6 thoughts on “Video RAW

  1. God I love reading stuff like this, it’s zen for this cinema simpleton… I was thinking about buying that new Panasonic HVX200 (I think that’s the name) to shoot some better looking slow-mo surfing footage than what I shoot with my PD-170. But you’ve melted my brain with tech. I think I’ll sit this year out and see what happens when the companies introduce the next whizz-bang BlahCam XYZ-4000QHDF. Truly, thanks.

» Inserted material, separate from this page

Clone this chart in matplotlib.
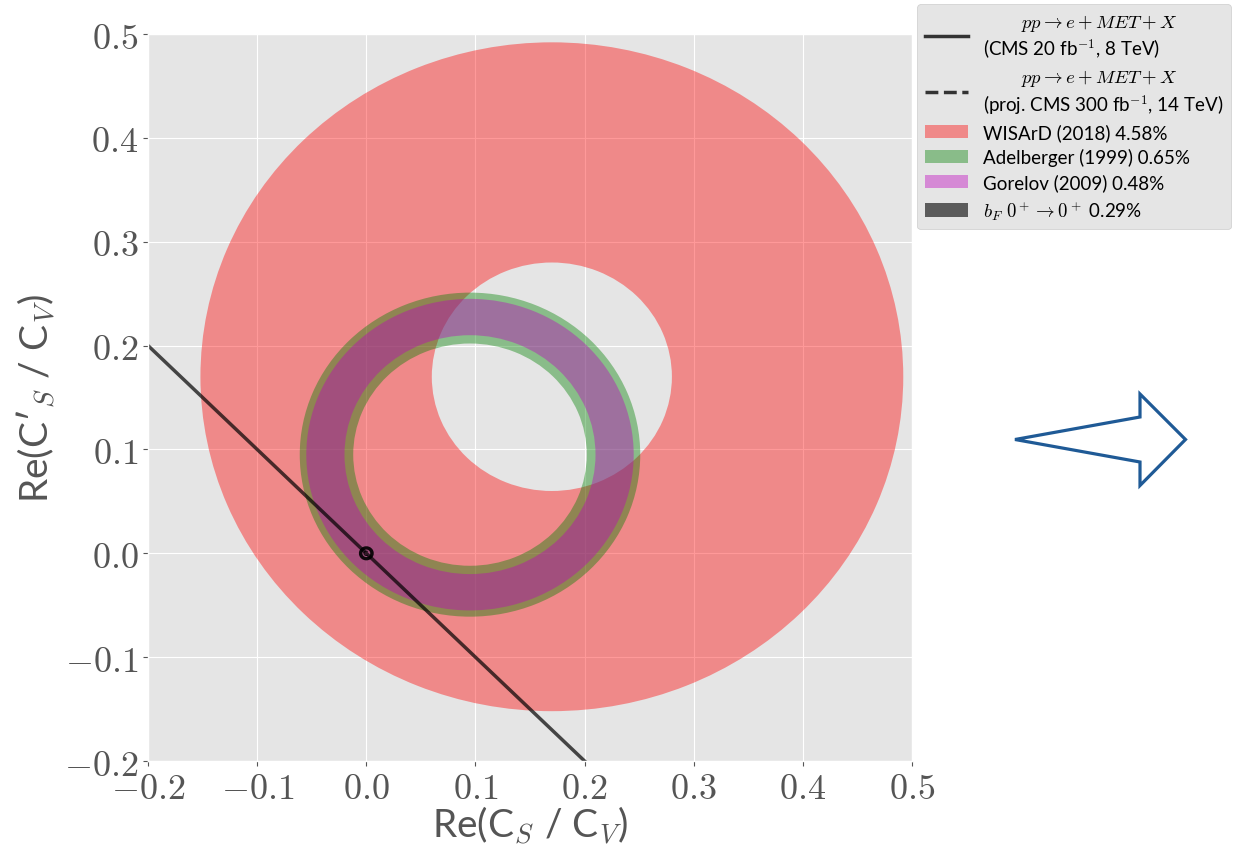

  2. Reasons why 720P is For now be better than 1080i, but 1080P will eventually take over, and some answers why recompressing HDV is a bad Idea… ever try recompressing an MPEG2 to an MPEG 2… it looks terrible… HDV is 25Mb/s (variable) and DVCPROHD is 100Mb/s constant… Have a read…

    by George Jarrett
    The EBU has again produced a stunning ‘must see’ format comparison presentation from its long tradition of observing and depicting the evolution of HDTV scanning technologies.
    The three screens showing exactly the same clips presented as 720p, 1080i and 1080p at various bitrates applicable to the consumer market, are the latest stage of a history that started in the 1930s with the development of interlace scanning.
    Jumping from that bandwidth compression of 2:1 to 1977, David Wood, head of New Media in the EBU’s technical department, set what we see today into context.
    “In 1977, an interlaced scanning HDTV format was developed by NHK as an extension of SD TV. This is now called ‘O Generation HDTV’ because it was analogue,” he said. “By the 1990s, both progressive and interlace digital HDTV formats (576p, 720p, 1080i) were adopted in the United States and Australia. These were used in conjunction with MPEG-2 compression for broadcasting, and are now called ‘First Generation (digital) HDTV’.
    “In 2006, broadcasting began in Europe with 720p/50 and 1080i/25 using MPEG-4 AVC compression. This is ‘Second Generation’. Then, between 2002 and 2006, all subjective evaluations done in Europe with WideXGA displays independently suggested that 720p/50 delivers marginally higher picture quality than 1080i/25 at high bitrates, and that there will be progressively more advantage for 720p/50 as the broadcast bitrate is reduced,” he added.
    The EBU in its wisdom then recommended 720p/50 for broadcasting in the near term but its longer term perspective, as seen here at IBC, is to evaluate the use of 1080p 50 for both production and broadcasting.
    “Possibly, this is ‘Third Generation HDTV’,” said Wood. “The purpose of our demonstration is to illustrate some aspects of the potential evolution of HDTV. There are two main dimensions to consider. Under ‘basic quality’, how does the format perform for making programmes? Under the ‘failure characteristic’, how does the format perform for delivering content at reduced bitrates?”
    System performance in both cases is affected by the scene content, and basic quality advantages will be affected by the presence or absence of individual detail and movement in the scene. What about the failure characteristic advantages?
    “They will be affected by the collective amount of detail and movement in the scene (or entropy)”, said Wood. “We allow the industry to draw its own conclusions about the advantages and disadvantages.
    “The demos have the maximum transparency to allow fair and just conclusions to be drawn, but initial results suggest that even with next generation displays (1080p), 720p delivery will always give better picture quality than 1080i,” he added. “The fundamental reason is that there is no interlace to progressive scan conversion to be done in the display.”
    Early test results suggest that bitrates needed for 1080p delivery (to a 1080p display) for average entropy and a given quality in the range of grade 4.5 to 3.5, are no higher than bitrates needed for 1080i/25.
    “We know that 1080p/50 is virtually as efficient a broadcast format as 1080i/25. MPEG-4 AVC can be as efficient as interlacing,” said Wood.
    “Initial results suggest that 1080p/50 production and 720p/50 delivery produces excellent results, even on 1080p displays. Is this the ‘dream ticket’ for HDTV delivery?”